(Task prompt) Check every line below for the word "diagram" and copy each one that has it.
################
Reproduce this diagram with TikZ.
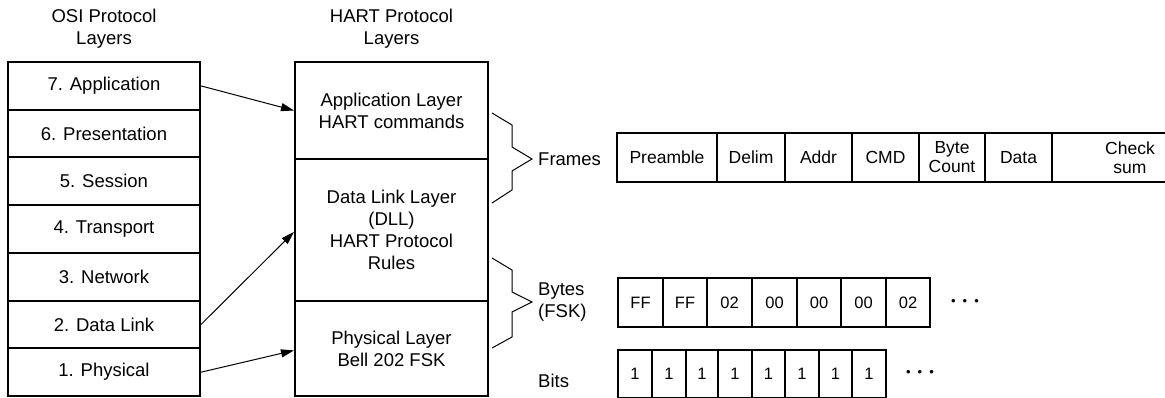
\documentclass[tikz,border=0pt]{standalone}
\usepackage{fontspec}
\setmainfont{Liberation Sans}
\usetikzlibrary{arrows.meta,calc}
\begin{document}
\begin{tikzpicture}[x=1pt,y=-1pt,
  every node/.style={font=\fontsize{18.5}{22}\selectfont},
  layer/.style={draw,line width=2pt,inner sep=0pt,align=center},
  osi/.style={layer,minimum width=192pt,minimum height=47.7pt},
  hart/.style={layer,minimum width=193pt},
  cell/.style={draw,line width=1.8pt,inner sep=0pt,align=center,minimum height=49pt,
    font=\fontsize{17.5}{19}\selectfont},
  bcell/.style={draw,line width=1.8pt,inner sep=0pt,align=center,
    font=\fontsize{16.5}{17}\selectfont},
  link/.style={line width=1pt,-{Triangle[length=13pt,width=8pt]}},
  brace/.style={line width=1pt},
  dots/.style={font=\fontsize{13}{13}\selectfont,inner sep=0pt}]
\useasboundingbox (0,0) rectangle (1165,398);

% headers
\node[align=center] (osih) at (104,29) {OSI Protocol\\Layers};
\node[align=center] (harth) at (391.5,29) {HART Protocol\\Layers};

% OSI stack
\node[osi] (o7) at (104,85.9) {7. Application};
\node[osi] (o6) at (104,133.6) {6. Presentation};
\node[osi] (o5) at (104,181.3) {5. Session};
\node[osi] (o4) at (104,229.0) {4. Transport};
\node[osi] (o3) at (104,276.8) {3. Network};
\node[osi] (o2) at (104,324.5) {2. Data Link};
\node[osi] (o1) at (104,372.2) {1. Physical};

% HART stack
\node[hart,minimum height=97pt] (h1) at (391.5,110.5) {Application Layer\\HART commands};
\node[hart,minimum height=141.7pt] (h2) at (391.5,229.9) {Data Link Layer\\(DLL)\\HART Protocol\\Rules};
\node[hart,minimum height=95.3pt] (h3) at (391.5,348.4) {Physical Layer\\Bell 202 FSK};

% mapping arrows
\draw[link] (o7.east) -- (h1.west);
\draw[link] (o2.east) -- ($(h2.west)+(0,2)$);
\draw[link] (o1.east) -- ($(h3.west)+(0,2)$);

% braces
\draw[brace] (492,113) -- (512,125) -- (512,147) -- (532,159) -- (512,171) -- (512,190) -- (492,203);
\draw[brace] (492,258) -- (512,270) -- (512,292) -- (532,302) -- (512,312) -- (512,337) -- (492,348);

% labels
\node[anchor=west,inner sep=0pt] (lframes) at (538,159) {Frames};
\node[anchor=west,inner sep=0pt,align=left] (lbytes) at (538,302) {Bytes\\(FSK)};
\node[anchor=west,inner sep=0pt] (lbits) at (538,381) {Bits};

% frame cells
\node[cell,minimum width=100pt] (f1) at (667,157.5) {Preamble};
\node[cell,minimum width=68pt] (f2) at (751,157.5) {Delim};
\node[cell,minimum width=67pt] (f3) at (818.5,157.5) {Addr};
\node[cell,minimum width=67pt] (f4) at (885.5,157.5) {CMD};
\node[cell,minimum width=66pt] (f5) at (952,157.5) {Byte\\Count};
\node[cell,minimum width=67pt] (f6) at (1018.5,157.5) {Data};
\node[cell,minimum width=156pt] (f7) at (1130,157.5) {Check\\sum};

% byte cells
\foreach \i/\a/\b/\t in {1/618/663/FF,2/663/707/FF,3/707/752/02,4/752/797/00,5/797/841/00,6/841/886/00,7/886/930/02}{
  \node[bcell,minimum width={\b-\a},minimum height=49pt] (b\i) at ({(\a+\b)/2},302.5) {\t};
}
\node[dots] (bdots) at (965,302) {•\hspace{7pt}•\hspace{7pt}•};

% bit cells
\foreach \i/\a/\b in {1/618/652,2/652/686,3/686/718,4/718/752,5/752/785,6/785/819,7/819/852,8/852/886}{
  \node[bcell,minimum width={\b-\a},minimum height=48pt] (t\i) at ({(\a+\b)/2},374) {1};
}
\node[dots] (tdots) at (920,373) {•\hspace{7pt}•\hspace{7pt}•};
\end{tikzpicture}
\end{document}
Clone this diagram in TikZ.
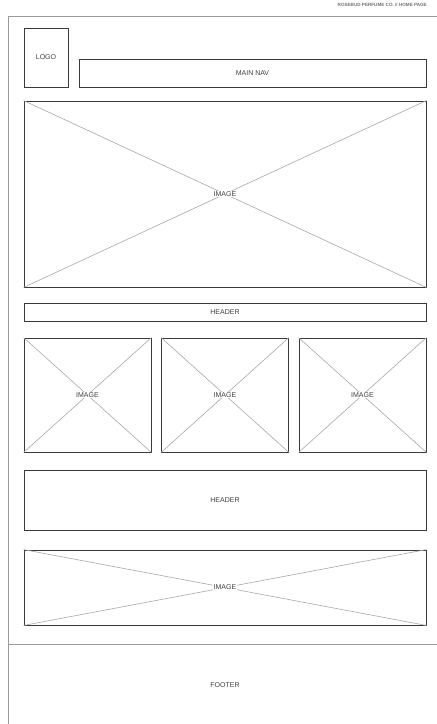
################
(Solution)
Reproduce this diagram with TikZ.
Clone this diagram in TikZ.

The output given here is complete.